The Associated Press noted on Friday that because Malaysia never formally accused North Korea of orchestrating the murder, Huong’s release effectively closes the case, turning Kim Jong-nam’s murder in broad daylight at a crowded airport with a banned chemical weapon into an unsolved mystery. The four enigmatic North Korean agents thought to have staged the murder fled Malaysia immediately afterward and have never been found, despite a “red notice” international warrant from Interpol.
“The planners, organizers, and overseers of the assassination of Kim Jong Nam have indeed ‘gotten away with it.’ No one will be held responsible for this horrific attack in which a weapon of mass destruction was used to kill a human being in an international airport,” former Acting U.S. Assistant Secretary of State Evans Revere told CNN.
CNN noted that Malaysian prosecutors were originally very insistent that Huong and Aisyah knew they were participating in an assassination, leading observers to suspect the case was highly politicized by the Malaysian and Indonesian governments, both of which undertook elections while the trial was in progress.

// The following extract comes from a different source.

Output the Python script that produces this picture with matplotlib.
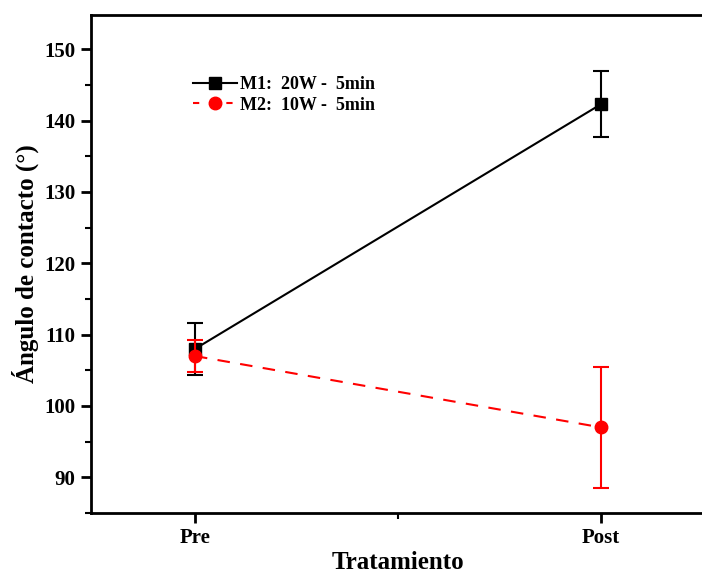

CNN’s analysts credited North Korea and its allies with using diplomatic pressure to squelch the murder investigation as nuclear diplomacy heated up in 2018 and noted that North Korea’s neighbors are accustomed to writing off far worse outbursts of psychotic violence from the dictatorship, so a plot that killed one man and landed two women in prison is relatively sedate by Pyongyang’s standards.
The charge of murder was dropped against Huong after police released Aisyah and she accepted a plea deal for lesser charges, so she was serving a 40-month sentence for “causing injury” and was set free on Friday with credit for time served and good behavior.
“I met Doan yesterday at the prison to give her new clothes and a pair of shoes. She was obviously very happy to be released and looks forward to being reunited with her family,” her lawyer, Hisyam Teh Poh Teik, told the BBC on Friday. Huong reportedly hopes to pursue a singing and acting career after she returns to Vietnam.